Written problem => Look through the data below. Pick out the lines holding the string "diagram".

Exercise materials =>

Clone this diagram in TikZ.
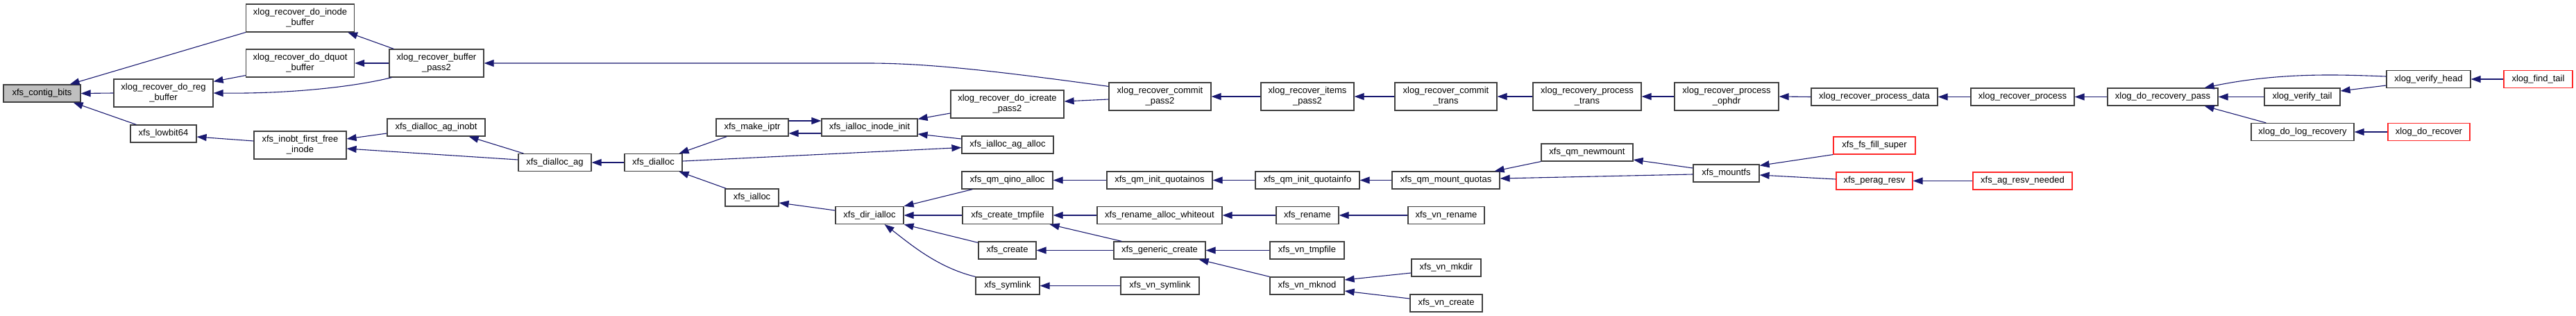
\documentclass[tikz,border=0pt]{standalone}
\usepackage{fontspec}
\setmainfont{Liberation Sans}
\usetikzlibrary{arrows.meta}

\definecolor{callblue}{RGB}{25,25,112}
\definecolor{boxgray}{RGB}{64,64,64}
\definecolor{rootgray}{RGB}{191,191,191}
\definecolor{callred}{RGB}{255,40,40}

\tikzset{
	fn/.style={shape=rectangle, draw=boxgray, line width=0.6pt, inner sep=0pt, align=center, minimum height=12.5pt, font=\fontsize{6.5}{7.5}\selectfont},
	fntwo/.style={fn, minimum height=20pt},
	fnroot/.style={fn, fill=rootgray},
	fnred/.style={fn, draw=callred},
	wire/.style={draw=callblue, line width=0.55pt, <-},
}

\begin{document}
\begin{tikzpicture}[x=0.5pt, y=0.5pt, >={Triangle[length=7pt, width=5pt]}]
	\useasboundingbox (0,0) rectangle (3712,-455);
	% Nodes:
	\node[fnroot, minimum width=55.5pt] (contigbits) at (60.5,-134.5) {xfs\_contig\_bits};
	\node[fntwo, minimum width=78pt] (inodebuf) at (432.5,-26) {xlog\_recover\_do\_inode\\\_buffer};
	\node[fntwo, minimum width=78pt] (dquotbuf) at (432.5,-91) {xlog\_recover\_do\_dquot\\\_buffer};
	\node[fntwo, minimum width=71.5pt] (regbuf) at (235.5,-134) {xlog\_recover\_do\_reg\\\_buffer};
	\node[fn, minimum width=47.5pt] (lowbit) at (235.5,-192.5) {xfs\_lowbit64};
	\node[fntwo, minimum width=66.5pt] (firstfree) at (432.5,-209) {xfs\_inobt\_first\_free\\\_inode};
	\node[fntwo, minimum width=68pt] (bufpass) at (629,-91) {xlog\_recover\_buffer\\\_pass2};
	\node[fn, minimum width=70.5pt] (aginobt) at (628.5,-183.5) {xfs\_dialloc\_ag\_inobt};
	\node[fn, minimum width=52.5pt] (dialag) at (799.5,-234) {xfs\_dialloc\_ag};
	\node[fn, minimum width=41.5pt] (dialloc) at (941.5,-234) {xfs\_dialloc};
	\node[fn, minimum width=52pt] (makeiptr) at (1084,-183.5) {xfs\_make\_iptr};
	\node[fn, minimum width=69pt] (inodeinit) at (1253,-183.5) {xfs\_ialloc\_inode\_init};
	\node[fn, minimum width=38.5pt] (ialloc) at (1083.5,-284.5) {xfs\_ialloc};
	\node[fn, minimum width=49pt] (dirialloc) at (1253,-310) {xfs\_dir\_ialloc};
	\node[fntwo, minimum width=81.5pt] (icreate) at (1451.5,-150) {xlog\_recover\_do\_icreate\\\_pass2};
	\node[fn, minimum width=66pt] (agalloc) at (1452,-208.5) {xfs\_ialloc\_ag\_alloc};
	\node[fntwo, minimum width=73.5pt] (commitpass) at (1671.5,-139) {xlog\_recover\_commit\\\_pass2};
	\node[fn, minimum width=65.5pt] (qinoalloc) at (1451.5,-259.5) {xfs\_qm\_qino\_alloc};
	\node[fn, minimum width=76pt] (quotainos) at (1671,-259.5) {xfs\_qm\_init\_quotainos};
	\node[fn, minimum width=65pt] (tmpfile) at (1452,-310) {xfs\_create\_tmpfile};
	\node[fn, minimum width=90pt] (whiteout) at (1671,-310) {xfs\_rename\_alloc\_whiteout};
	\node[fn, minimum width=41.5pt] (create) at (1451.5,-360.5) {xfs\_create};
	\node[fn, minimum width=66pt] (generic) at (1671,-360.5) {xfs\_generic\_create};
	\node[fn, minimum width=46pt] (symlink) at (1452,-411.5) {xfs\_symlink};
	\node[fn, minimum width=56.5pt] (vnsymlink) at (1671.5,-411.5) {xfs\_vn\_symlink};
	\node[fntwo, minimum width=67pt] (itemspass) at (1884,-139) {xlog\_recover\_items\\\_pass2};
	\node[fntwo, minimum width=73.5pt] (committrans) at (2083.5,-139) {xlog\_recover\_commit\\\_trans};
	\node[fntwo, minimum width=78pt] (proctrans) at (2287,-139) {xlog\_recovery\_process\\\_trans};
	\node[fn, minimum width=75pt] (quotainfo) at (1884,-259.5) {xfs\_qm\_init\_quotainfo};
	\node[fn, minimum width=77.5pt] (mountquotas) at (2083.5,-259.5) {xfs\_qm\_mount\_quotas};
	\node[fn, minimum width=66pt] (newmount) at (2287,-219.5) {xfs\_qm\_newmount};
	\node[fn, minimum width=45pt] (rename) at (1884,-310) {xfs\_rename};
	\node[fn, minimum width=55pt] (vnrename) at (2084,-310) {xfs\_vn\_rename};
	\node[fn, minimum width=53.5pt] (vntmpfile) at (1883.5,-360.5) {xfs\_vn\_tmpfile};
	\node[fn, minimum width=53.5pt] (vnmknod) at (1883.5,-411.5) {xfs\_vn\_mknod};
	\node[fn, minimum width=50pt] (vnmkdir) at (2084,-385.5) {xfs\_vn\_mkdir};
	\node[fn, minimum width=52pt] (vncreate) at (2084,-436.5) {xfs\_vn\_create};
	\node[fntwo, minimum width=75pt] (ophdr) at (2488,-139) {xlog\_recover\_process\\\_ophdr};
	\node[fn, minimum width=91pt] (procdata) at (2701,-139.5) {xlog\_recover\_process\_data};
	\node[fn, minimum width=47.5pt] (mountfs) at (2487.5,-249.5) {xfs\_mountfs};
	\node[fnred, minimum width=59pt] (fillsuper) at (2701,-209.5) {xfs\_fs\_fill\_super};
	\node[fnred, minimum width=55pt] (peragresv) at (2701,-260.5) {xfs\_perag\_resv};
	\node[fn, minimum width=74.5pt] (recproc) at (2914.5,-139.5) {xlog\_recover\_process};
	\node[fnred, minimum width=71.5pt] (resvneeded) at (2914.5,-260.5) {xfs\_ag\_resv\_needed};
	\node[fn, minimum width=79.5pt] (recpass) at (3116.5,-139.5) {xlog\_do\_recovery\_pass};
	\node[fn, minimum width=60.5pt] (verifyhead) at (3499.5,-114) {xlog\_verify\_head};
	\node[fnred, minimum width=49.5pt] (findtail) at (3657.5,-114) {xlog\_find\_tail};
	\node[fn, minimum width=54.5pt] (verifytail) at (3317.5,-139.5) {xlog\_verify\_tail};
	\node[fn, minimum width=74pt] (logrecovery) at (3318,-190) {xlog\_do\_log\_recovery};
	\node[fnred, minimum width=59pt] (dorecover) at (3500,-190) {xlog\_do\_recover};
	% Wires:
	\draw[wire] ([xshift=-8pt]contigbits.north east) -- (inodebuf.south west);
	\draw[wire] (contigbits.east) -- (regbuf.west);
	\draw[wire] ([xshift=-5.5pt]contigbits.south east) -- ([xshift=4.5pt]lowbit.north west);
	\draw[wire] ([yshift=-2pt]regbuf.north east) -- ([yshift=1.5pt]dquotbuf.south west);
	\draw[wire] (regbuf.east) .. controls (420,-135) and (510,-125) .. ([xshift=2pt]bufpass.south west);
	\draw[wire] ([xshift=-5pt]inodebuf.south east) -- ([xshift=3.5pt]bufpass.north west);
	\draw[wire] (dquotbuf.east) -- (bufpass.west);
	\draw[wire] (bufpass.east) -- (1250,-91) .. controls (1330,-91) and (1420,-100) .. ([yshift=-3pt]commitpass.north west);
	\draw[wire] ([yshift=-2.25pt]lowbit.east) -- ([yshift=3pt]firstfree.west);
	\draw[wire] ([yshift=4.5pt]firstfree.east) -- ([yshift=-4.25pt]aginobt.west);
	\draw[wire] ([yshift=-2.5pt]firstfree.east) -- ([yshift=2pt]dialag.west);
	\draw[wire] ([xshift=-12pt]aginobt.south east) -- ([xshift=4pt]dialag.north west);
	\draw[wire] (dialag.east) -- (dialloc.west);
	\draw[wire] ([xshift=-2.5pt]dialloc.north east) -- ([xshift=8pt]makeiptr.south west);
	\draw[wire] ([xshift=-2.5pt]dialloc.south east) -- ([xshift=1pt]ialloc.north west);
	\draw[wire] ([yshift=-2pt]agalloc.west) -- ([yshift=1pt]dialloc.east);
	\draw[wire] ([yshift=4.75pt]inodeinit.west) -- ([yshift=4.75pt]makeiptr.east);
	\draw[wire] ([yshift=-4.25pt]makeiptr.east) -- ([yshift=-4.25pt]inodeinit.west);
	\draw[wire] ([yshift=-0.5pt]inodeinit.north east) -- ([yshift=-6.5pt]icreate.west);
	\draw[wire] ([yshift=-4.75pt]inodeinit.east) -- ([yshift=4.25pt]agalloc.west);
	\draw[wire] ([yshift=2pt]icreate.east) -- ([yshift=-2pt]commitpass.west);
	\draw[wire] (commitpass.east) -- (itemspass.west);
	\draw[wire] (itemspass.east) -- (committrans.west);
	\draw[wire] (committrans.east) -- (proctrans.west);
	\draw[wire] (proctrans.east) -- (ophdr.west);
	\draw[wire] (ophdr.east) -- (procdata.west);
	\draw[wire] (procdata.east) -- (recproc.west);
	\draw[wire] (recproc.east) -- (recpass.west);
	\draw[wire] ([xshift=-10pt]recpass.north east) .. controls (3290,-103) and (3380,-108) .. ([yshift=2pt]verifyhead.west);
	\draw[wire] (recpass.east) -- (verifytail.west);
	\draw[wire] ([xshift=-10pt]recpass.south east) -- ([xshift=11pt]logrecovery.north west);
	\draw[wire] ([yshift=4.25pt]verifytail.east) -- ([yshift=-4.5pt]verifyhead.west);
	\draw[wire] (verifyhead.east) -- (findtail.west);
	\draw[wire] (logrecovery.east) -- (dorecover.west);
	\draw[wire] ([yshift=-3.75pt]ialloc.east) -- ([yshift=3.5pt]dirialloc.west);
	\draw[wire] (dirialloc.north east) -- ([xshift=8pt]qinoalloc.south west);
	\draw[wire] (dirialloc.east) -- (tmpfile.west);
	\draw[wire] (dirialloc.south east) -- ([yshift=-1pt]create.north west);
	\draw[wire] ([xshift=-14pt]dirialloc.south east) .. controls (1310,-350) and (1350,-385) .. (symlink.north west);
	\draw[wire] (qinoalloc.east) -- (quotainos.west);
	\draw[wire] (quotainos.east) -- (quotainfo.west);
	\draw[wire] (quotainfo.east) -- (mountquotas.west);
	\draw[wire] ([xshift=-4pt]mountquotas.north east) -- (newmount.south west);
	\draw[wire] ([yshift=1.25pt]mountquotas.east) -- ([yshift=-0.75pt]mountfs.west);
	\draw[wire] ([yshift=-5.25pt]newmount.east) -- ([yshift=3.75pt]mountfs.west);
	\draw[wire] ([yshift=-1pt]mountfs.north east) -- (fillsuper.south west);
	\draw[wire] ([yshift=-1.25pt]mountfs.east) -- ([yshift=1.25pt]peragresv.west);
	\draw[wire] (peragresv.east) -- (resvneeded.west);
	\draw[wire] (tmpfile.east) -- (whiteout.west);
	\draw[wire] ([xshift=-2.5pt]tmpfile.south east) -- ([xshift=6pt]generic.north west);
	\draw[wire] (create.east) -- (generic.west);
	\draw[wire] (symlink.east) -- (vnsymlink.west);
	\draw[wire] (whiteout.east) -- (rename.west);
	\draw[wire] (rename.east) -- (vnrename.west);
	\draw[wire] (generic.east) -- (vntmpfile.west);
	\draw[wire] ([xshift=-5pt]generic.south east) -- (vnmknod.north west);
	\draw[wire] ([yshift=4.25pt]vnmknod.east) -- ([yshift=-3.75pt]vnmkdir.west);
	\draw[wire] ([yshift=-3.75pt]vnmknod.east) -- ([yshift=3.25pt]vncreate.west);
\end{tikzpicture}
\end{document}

* * *

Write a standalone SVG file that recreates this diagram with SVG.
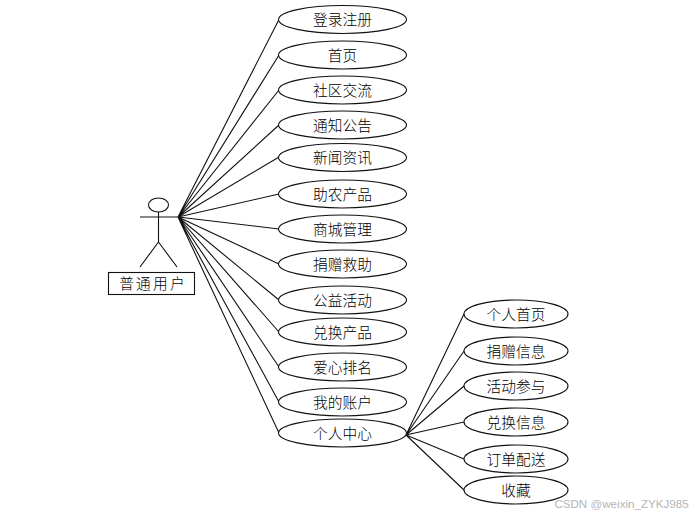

Result for this task =>
Clone this diagram in TikZ.
Write a standalone SVG file that recreates this diagram with SVG.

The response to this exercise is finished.